** Work to be completed **
Take the material below and retype it in full; pictures are left out.

** Dataset extract **

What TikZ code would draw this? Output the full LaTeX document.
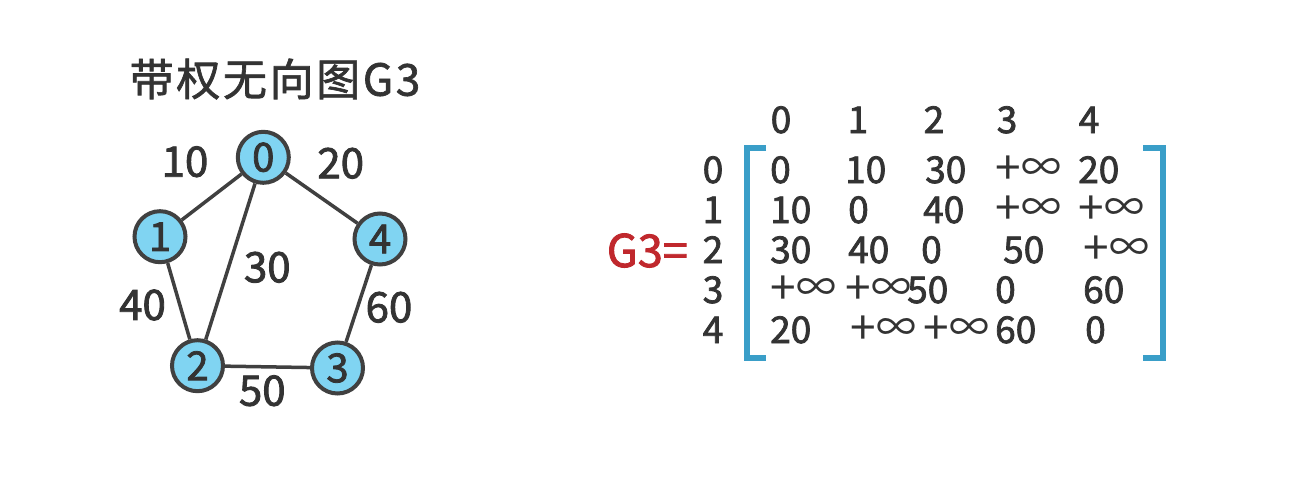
\documentclass[tikz,border=0pt]{standalone}
\usepackage{fontspec}
\setmainfont{Noto Sans CJK SC}[FakeBold=2]
\newfontfamily\titlefont{Noto Sans CJK SC}[LetterSpace=6,FakeBold=1.5]
\newfontfamily\symfont{Noto Sans CJK SC}
\definecolor{txt}{RGB}{51,51,51}
\definecolor{edgec}{RGB}{64,64,64}
\definecolor{nodec}{RGB}{128,212,242}
\definecolor{brk}{RGB}{58,158,200}
\definecolor{redc}{RGB}{192,40,45}
\newcommand{\pinf}{{\symfont\fontsize{46}{46}\selectfont\raisebox{-1.5pt}{+}}\kern0.5pt\makebox[36pt][l]{\symfont\fontsize{40}{40}\selectfont\raisebox{1.5pt}{∞}}}
\begin{document}
\begin{tikzpicture}[x=1pt,y=-1pt,
  vert/.style={circle, draw=edgec, line width=4pt, fill=nodec, minimum size=51pt, inner sep=0pt, font=\fontsize{40}{40}\selectfont, text=txt},
  edge/.style={draw=edgec, line width=3.5pt},
  wlab/.style={inner sep=0pt, font=\fontsize{42}{42}\selectfont, text=txt},
  cell/.style={anchor=base west, inner sep=0pt, font=\fontsize{37}{37}\selectfont, text=txt},
  lbl/.style={anchor=base, inner sep=0pt, font=\fontsize{37}{37}\selectfont, text=txt},
  bracket/.style={draw=brk, line width=6pt}]
\useasboundingbox[fill=white] (0,0) rectangle (1303,482);
% title
\node[inner sep=0pt, font=\titlefont\fontsize{44}{44}\selectfont, text=txt] (title) at (275,79) {带权无向图G3};
% graph
\node[vert] (v0) at (263.3,157.3) {0};
\node[vert] (v1) at (160,236.7) {1};
\node[vert] (v4) at (380,239) {4};
\node[vert] (v2) at (197.5,365.7) {2};
\node[vert] (v3) at (337.5,368) {3};
\draw[edge] (v0) -- (v1);
\draw[edge] (v0) -- (v2);
\draw[edge] (v0) -- (v4);
\draw[edge] (v1) -- (v2);
\draw[edge] (v2) -- (v3);
\draw[edge] (v3) -- (v4);
\node[wlab] (w01) at (185,161.7) {10};
\node[wlab] (w04) at (340.7,163.3) {20};
\node[wlab] (w02) at (267.3,267.3) {30};
\node[wlab] (w12) at (142.5,305) {40};
\node[wlab] (w34) at (389,307.3) {60};
\node[wlab] (w23) at (262.3,390.7) {50};
% matrix
\node[anchor=base east, inner sep=0pt, font=\fontsize{45}{45}\selectfont, text=redc] (g3) at (688,267) {G3=};
\foreach \i/\x in {0/781,1/858,2/934,3/1007,4/1089}{
  \node[lbl] (h\i) at (\x,133) {\i};
}
\foreach \i/\y in {0/183,1/223,2/263,3/303,4/343}{
  \node[lbl] (r\i) at (713,\y) {\i};
}
\draw[bracket] (766,148) -- (747,148) -- (747,358) -- (766,358);
\draw[bracket] (1143,148) -- (1163,148) -- (1163,358) -- (1143,358);
% row 0
\node[cell] (c00) at (770,183) {0};
\node[cell] (c01) at (845,183) {10};
\node[cell] (c02) at (925,183) {30};
\node[cell] (c03) at (995,183) {\pinf};
\node[cell] (c04) at (1078,183) {20};
% row 1
\node[cell] (c10) at (770,223) {10};
\node[cell] (c11) at (848,223) {0};
\node[cell] (c12) at (923,223) {40};
\node[cell] (c13) at (995,223) {\pinf};
\node[cell] (c14) at (1078,223) {\pinf};
% row 2
\node[cell] (c20) at (770,263) {30};
\node[cell] (c21) at (848,263) {40};
\node[cell] (c22) at (921,263) {0};
\node[cell] (c23) at (1003,263) {50};
\node[cell] (c24) at (1083,263) {\pinf};
% row 3
\node[cell] (c30) at (770,303) {\pinf};
\node[cell] (c31) at (845,303) {\pinf};
\node[cell] (c32) at (907,303) {50};
\node[cell] (c33) at (995,303) {0};
\node[cell] (c34) at (1083,303) {60};
% row 4
\node[cell] (c40) at (770,343) {20};
\node[cell] (c41) at (850,343) {\pinf};
\node[cell] (c42) at (923,343) {\pinf};
\node[cell] (c43) at (995,343) {60};
\node[cell] (c44) at (1085,343) {0};
\end{tikzpicture}
\end{document}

** Finished exercise **
What TikZ code would draw this? Output the full LaTeX document.
\documentclass[tikz,border=0pt]{standalone}
\usepackage{fontspec}
\setmainfont{Noto Sans CJK SC}[FakeBold=2]
\newfontfamily\titlefont{Noto Sans CJK SC}[LetterSpace=6,FakeBold=1.5]
\newfontfamily\symfont{Noto Sans CJK SC}
\definecolor{txt}{RGB}{51,51,51}
\definecolor{edgec}{RGB}{64,64,64}
\definecolor{nodec}{RGB}{128,212,242}
\definecolor{brk}{RGB}{58,158,200}
\definecolor{redc}{RGB}{192,40,45}
\newcommand{\pinf}{{\symfont\fontsize{46}{46}\selectfont\raisebox{-1.5pt}{+}}\kern0.5pt\makebox[36pt][l]{\symfont\fontsize{40}{40}\selectfont\raisebox{1.5pt}{∞}}}
\begin{document}
\begin{tikzpicture}[x=1pt,y=-1pt,
  vert/.style={circle, draw=edgec, line width=4pt, fill=nodec, minimum size=51pt, inner sep=0pt, font=\fontsize{40}{40}\selectfont, text=txt},
  edge/.style={draw=edgec, line width=3.5pt},
  wlab/.style={inner sep=0pt, font=\fontsize{42}{42}\selectfont, text=txt},
  cell/.style={anchor=base west, inner sep=0pt, font=\fontsize{37}{37}\selectfont, text=txt},
  lbl/.style={anchor=base, inner sep=0pt, font=\fontsize{37}{37}\selectfont, text=txt},
  bracket/.style={draw=brk, line width=6pt}]
\useasboundingbox[fill=white] (0,0) rectangle (1303,482);
% title
\node[inner sep=0pt, font=\titlefont\fontsize{44}{44}\selectfont, text=txt] (title) at (275,79) {带权无向图G3};
% graph
\node[vert] (v0) at (263.3,157.3) {0};
\node[vert] (v1) at (160,236.7) {1};
\node[vert] (v4) at (380,239) {4};
\node[vert] (v2) at (197.5,365.7) {2};
\node[vert] (v3) at (337.5,368) {3};
\draw[edge] (v0) -- (v1);
\draw[edge] (v0) -- (v2);
\draw[edge] (v0) -- (v4);
\draw[edge] (v1) -- (v2);
\draw[edge] (v2) -- (v3);
\draw[edge] (v3) -- (v4);
\node[wlab] (w01) at (185,161.7) {10};
\node[wlab] (w04) at (340.7,163.3) {20};
\node[wlab] (w02) at (267.3,267.3) {30};
\node[wlab] (w12) at (142.5,305) {40};
\node[wlab] (w34) at (389,307.3) {60};
\node[wlab] (w23) at (262.3,390.7) {50};
% matrix
\node[anchor=base east, inner sep=0pt, font=\fontsize{45}{45}\selectfont, text=redc] (g3) at (688,267) {G3=};
\foreach \i/\x in {0/781,1/858,2/934,3/1007,4/1089}{
  \node[lbl] (h\i) at (\x,133) {\i};
}
\foreach \i/\y in {0/183,1/223,2/263,3/303,4/343}{
  \node[lbl] (r\i) at (713,\y) {\i};
}
\draw[bracket] (766,148) -- (747,148) -- (747,358) -- (766,358);
\draw[bracket] (1143,148) -- (1163,148) -- (1163,358) -- (1143,358);
% row 0
\node[cell] (c00) at (770,183) {0};
\node[cell] (c01) at (845,183) {10};
\node[cell] (c02) at (925,183) {30};
\node[cell] (c03) at (995,183) {\pinf};
\node[cell] (c04) at (1078,183) {20};
% row 1
\node[cell] (c10) at (770,223) {10};
\node[cell] (c11) at (848,223) {0};
\node[cell] (c12) at (923,223) {40};
\node[cell] (c13) at (995,223) {\pinf};
\node[cell] (c14) at (1078,223) {\pinf};
% row 2
\node[cell] (c20) at (770,263) {30};
\node[cell] (c21) at (848,263) {40};
\node[cell] (c22) at (921,263) {0};
\node[cell] (c23) at (1003,263) {50};
\node[cell] (c24) at (1083,263) {\pinf};
% row 3
\node[cell] (c30) at (770,303) {\pinf};
\node[cell] (c31) at (845,303) {\pinf};
\node[cell] (c32) at (907,303) {50};
\node[cell] (c33) at (995,303) {0};
\node[cell] (c34) at (1083,303) {60};
% row 4
\node[cell] (c40) at (770,343) {20};
\node[cell] (c41) at (850,343) {\pinf};
\node[cell] (c42) at (923,343) {\pinf};
\node[cell] (c43) at (995,343) {60};
\node[cell] (c44) at (1085,343) {0};
\end{tikzpicture}
\end{document}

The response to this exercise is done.